Berlin. Der neue ZDF-Film „Im Tunnel“ beginnt wie ein Krimi. Erzählt wird anschließend die Tragödie einer Psychose. Das ist außergewöhnlich.

Ein so einfacher Titel, ein so doppelter Boden: „Im Tunnel“. Wie die Kamera das uralte Mauerwerk unter Hamburgs feinem Pflaster begutachtet, da wittert der treue Hauptprogramm-Zuschauer kenntnisreich Lunte. Gleich, ahnt er, wird sich eine Leiche finden. Es kommt das aus niedersten Motiven Vergrabene ans Licht, es wird Schmutz nach oben gekehrt. Es gab ein Opfer, gewiss, aber wir haben ja die Polizei, und sie wird es lösen, damit es gut wird am Ende.

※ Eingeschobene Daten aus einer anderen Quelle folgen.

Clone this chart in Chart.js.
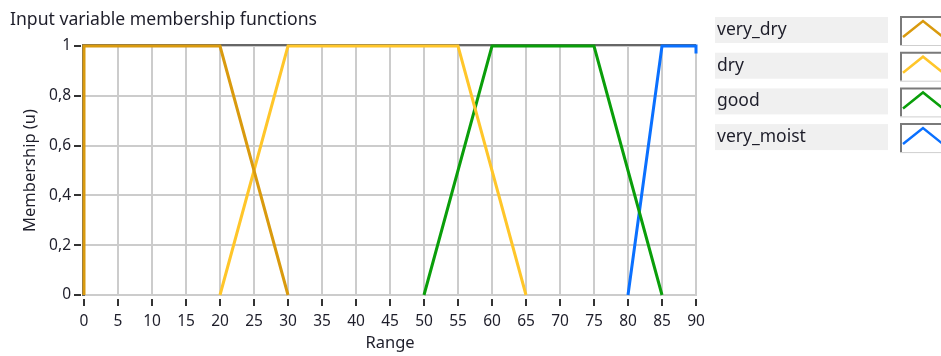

Komplett falsch! Außergewöhnliches Fernsehen am Montagabend, das sich jeder Erwartbarkeit widersetzt – gelungen ist das dem Hamburger Regisseur Kai Wessel, ausgezeichnet mit dem Grimme-Preis für „Zeit der Helden“, vielbeachtet für „Es war einer von uns“. Gleich zwei Frauen, die dieses starke Vergewaltigungsdrama damals trugen, begegnen wir „Im Tunnel“ wieder: Maria Simon in der Hauptrolle der Maren, Astrid Ströher als Drehbuchautorin.

Ein Spiel mit unserer Wahrnehmung

Ströhers Buch erzählt Marens Geschichte als analytisches Drama. Wessels Regie wiederum jongliert souverän mit klassischen Motiven des Paralleluniversums (von „Der dritte Mann“ bis „Beautiful Mind“), äußerlich wie innerlich. Solches Spiel mit der Wahrnehmung können wir zunächst nur verlieren. Selbstverständlich sind wir auf der Seite einer tapfer kämpfenden Frau, die ihren Bruder erschlagen in seiner Wohnung findet.

Mehr als einmal hat dieser nette Mann seiner Schwester Maren erzählt, welchen auffällig seltsamen Ärger ein international agierender Großentsorger ihm mache. Nun ist er ein Mordopfer. Maren sucht – und findet: Atommüll, illegal verklappt unter Hamburg. Die Polizei winkt ab. Doch je mehr die Umgebung sich distanziert, desto stärker sieht Maren sich als investigative Erlöserin: „Nie hätte ich gedacht, dass die Menschen, die ich am meisten liebe, meine Feinde sind.“

Trip in ein bröckelndes Seelenlabyrinth

Am Nasenring zieht Wessels Regie uns durch seine wendungsreiche Story. Marens Verdacht: völlig berechtigt! Russische Atomganoven im Nadelstreif: was sonst? Doch Ströhers Buch hält früh verunsichernde Sequenzen einer Therapiestunde bereit. Sie zeigen Maren abgewirtschaftet und krank in Haft. Am Ende hat sie sogar den eigenen Mann mit einem Messer angegriffen. Was heißt das?

Die Reise in einen Tunnel voller krimineller Energie – optisch überragend organisiert von The Chau Ngos Kamera – ist in Wahrheit der Trip in ein bröckelndes Seelenlabyrinth. Maria Simon spielt das so kühn, dass wir selbst uns ertappen, diese Frau loswerden zu wollen – wer will schon eine, die im hanseatischen Designerhäuschen die Apokalypse zu Tisch bittet? Simon kostet diese Monsterpartitur fulminant aus – von der leisen Hochfrequenz wachsender Verzweiflung bis zum Brachialbass am Vorschlaghammer. Kinoreif an diesen 88 Minuten ist manches, über Durchschnitt vieles – was man Qualitätsfernsehen nennen darf.

Fazit: Fernab von Schmunzelkrimi und berechenbarer Mörderjagd. Dieser Tunnel-Blick gilt dem Abgrund Mensch. Nur leichte Punktabzüge: für Längen in der zweiten Hälfte.